Learn to become more honest today. Learn to discern a greater level of honesty, a genuine level of honesty that affirms your very nature and does not betray your highest purpose.

Practice 177: Two 30-minute practice periods. Hourly practice.

Here you will find the entire book free for download http://stepstoknowledge.com/

Here you will find pointers for getting started if this is your first encounter with this practice: Taking the Steps to Knowledge.

July 26, 2013 Round One: I have spent a few days digesting the gist of this Step, for it is very profound. A greater level of honesty is what I strive for, just to be able to see myself as I really am, without embellishment, without my own interpretation, without self-aggrandizing or self-debasement. Just to be and accept.

"It is a greater requirement to feel what you know."

This sentence is what draws my attention every time. Feeling what I know . . . Deep down this is the way it is, but it is very easy to become swept up in the emotions of everyday life and ignore that place of Stillness deep within where I do indeed feel what I know. I can feel what I know when I allow my mind to be still, but I need to be consciously focusing on this, and with all the other demands on my mind, this is not so easy on any given day. It requires practice, practice, practice.


January 24, 2015 Round Two: I get this Step today. I understand what it means by not only knowing how I feel, but a greater honesty being feeling what I know. I can know how I feel at the level of the surface, personal mind, I can be analytical about how I feel, however, I am not being totally honest with myself if I do not feel what I say I know. I am feeling what I know about Russia and about what is happening in the world. This “knowing” goes way back, but today I am feeling it. This represents a greater honesty for me.

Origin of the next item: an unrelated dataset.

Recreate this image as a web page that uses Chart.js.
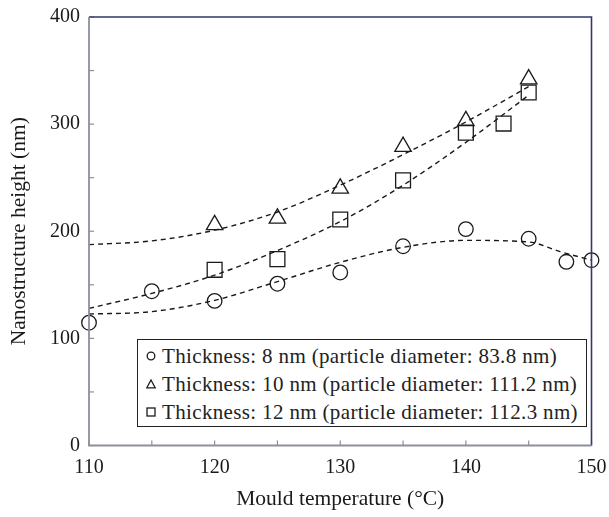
<!DOCTYPE html>
<html>
<head>
<meta charset="utf-8">
<script src="https://cdn.jsdelivr.net/npm/chart.js@4.4.1/dist/chart.umd.min.js"></script>
<style>
  html, body { margin: 0; padding: 0; background: #fff; }
  #wrap { position: relative; width: 609px; height: 517px; }
  #legend {
    position: absolute; left: 137px; top: 339px; width: 450px; height: 88px;
    border: 1.3px solid #222; box-sizing: border-box; background: #fff;
    font-family: "Liberation Serif", "DejaVu Serif", "Times New Roman", serif; font-size: 21px; color: #222;
    letter-spacing: 0.35px; padding-top: 2px;
  }
  #legend .row { height: 28px; line-height: 28px; white-space: nowrap; padding-left: 8px; }
  #legend svg { vertical-align: middle; margin-right: 6px; position: relative; top: -2px; }
</style>
</head>
<body>
<div id="wrap">
<canvas id="c" width="609" height="517"></canvas>
<div id="legend"></div>
</div>
<script>
// ---- data ----
const xTicks = [110, 120, 130, 140, 150];
const yTicks = [0, 100, 200, 300, 400];

const t8X  = [110, 115, 120, 125, 130, 135, 140, 145, 148, 150];
const t8Y  = [114.6, 144, 135, 151, 161.5, 186, 202, 193, 171.5, 173];

const t10X = [120, 125, 130, 135, 140, 145];
const t10Y = [206, 212, 240, 279, 303, 342];

const t12X = [120, 125, 130, 135, 140, 143, 145];
const t12Y = [164, 174, 211, 247.5, 292, 300.5, 329.5];

const fit8X  = [110, 115, 120, 125, 130, 135, 140, 145, 147.5, 150];
const fit8Y  = [122.7, 125, 135.5, 153, 171, 185, 191.5, 190, 181, 173];
const fit10X = [110, 115, 120, 125, 130, 135, 140, 145];
const fit10Y = [187.5, 191, 201, 218, 243, 271.5, 302, 335];
const fit12X = [110, 115, 120, 125, 130, 135, 140, 145];
const fit12Y = [128, 142, 159, 182, 209, 243, 283, 327];

const legendLabels = [
  "Thickness: 8 nm (particle diameter: 83.8 nm)",
  "Thickness: 10 nm (particle diameter: 111.2 nm)",
  "Thickness: 12 nm (particle diameter: 112.3 nm)"
];
const xTitle = "Mould temperature (\u00B0C)";
const yTitle = "Nanostructure height (nm)";

// ---- helpers ----
const pts = (xs, ys) => xs.map((x, i) => ({ x: x, y: ys[i] }));
const INK = "#1a1a1a";
const AXIS = "#8d9099";
const FRAME = "#2f3a72";
const FONT = '"Liberation Serif", "DejaVu Serif", "Times New Roman", serif';

function markerDS(label, xs, ys, style, r) {
  return {
    label: label, data: pts(xs, ys), showLine: false,
    pointStyle: style, pointRadius: r, pointHoverRadius: r,
    borderColor: INK, backgroundColor: "rgba(0,0,0,0)", pointBorderWidth: 1.3
  };
}
function fitDS(xs, ys) {
  return {
    label: "_fit", data: pts(xs, ys), showLine: true, pointRadius: 0,
    borderColor: INK, borderWidth: 1.4, borderDash: [5, 4], fill: false,
    cubicInterpolationMode: "monotone"
  };
}

const framePlugin = {
  id: "frame",
  afterDatasetsDraw(chart) {
    const { ctx, chartArea: a, scales } = chart;
    const xs = scales.x, ys = scales.y;
    ctx.save();
    ctx.strokeStyle = AXIS; ctx.lineWidth = 1.2;
    for (let v = 0; v <= 400; v += 50) {
      const p = ys.getPixelForValue(v);
      ctx.beginPath(); ctx.moveTo(a.left, p); ctx.lineTo(a.left + 5, p); ctx.stroke();
    }
    for (let v = 110; v <= 150; v += 5) {
      const p = xs.getPixelForValue(v);
      ctx.beginPath(); ctx.moveTo(p, a.bottom); ctx.lineTo(p, a.bottom - 5); ctx.stroke();
    }
    ctx.strokeStyle = FRAME; ctx.lineWidth = 1.6;
    ctx.beginPath(); ctx.moveTo(a.left, a.top); ctx.lineTo(a.right, a.top); ctx.lineTo(a.right, a.bottom); ctx.stroke();
    ctx.strokeStyle = AXIS; ctx.lineWidth = 1.8;
    ctx.beginPath(); ctx.moveTo(a.left, a.top); ctx.lineTo(a.left, a.bottom); ctx.lineTo(a.right, a.bottom); ctx.stroke();
    ctx.restore();
  }
};

const chart = new Chart(document.getElementById("c"), {
  type: "scatter",
  data: {
    datasets: [
      fitDS(fit8X, fit8Y), fitDS(fit10X, fit10Y), fitDS(fit12X, fit12Y),
      markerDS(legendLabels[0], t8X, t8Y, "circle", 7.3),
      markerDS(legendLabels[1], t10X, t10Y, "triangle", 9.5),
      markerDS(legendLabels[2], t12X, t12Y, "rect", 10.5)
    ]
  },
  options: {
    responsive: false, animation: false, clip: false,
    layout: { padding: { left: 0, top: 17, right: 17.5, bottom: 0 } },
    plugins: { legend: { display: false }, tooltip: { enabled: false } },
    scales: {
      x: {
        type: "linear", min: 110, max: 150,
        afterBuildTicks: s => { s.ticks = xTicks.map(v => ({ value: v })); },
        afterFit: s => { s.height = 71.5; s.paddingLeft = 0; s.paddingRight = 0; },
        grid: { display: false, drawTicks: false },
        border: { display: false },
        ticks: { padding: 10, color: INK, font: { family: FONT, size: 20 } },
        title: { display: true, text: xTitle, color: INK, padding: { top: 8, bottom: 5 }, font: { family: FONT, size: 21.5 } }
      },
      y: {
        type: "linear", min: 0, max: 400,
        afterBuildTicks: s => { s.ticks = yTicks.map(v => ({ value: v })); },
        afterFit: s => { s.width = 89; s.paddingTop = 0; s.paddingBottom = 0; },
        grid: { display: false, drawTicks: false },
        border: { display: false },
        ticks: { padding: 9, color: INK, font: { family: FONT, size: 20 } },
        title: { display: true, text: yTitle, color: INK, padding: { top: 6, bottom: 0 }, font: { family: FONT, size: 21.5 } }
      }
    }
  },
  plugins: [framePlugin]
});

const icons = [
  '<svg width="10" height="10"><circle cx="5" cy="5" r="3.8" fill="none" stroke="#1a1a1a" stroke-width="1.3"/></svg>',
  '<svg width="10" height="10"><polygon points="5,1 9.2,8.8 0.8,8.8" fill="none" stroke="#1a1a1a" stroke-width="1.3"/></svg>',
  '<svg width="10" height="10"><rect x="1" y="1" width="8" height="8" fill="none" stroke="#1a1a1a" stroke-width="1.3"/></svg>'
];
document.getElementById("legend").innerHTML = legendLabels.map((t, i) =>
  '<div class="row">' + icons[i] + '<span>' + t + '</span></div>').join("");
</script>
</body>
</html>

I chose a picture of Patriarchs Pond in the center of Moscow for my photo quote today for it is a magical, mystical place and represents for me what I know about Russia. Aside from everything else, it is where Woland first showed up in Moscow in Bulgakov's The Master and Margarita, after which all kinds of weird and wonderful things began happening.

Revisiting on June 26, 2017. This Step speaks to me deeply today. In the small hours of the morning, I experienced how the personal mind can take me sideways into areas of worry and concern. But with my deeper mind, I feel the Presence and its ever prevailing Love and Grace. I know it is there and I feel it. So I am feeling what I know. I felt its bright radiance shine into my mind around the time my sons arrived safely home. Even though I allowed myself to worry for a time, I knew they would be safe. And eventually I felt what I knew. This level of honesty is truly empowering.

Revisiting once more on June 26, 2018. This Step speaks to me deeply again today in a new, current situation I am dealing with. I am dealing with the owner of the house I am currently living in invading the quiet space my husband and I have created for ourselves here. I am faced with drawing boundaries, but in a way that delivers my message in an appropriate way.

This is not merely expressing and demanding that your personal intent be carried out. It is demanding instead that the necessity of life within you may express itself in a way that is genuine to life itself. The form and the manner of this expression will be contained in the messages that you will need to deliver to others when the time comes for that to happen.

So this quote from the Step perfectly addresses this dilemma. How can I best express myself in a way that is genuine to life itself? I am asking and waiting for clarity to dawn.

December 25, 2018 Round Three: I am still drawn to the notion of not merely knowing what I feel, but feeling what I know. I feel I know what this means. Honesty demands that the necessity of life within me may express itself in a way that is genuine to life itself. I need to ponder this.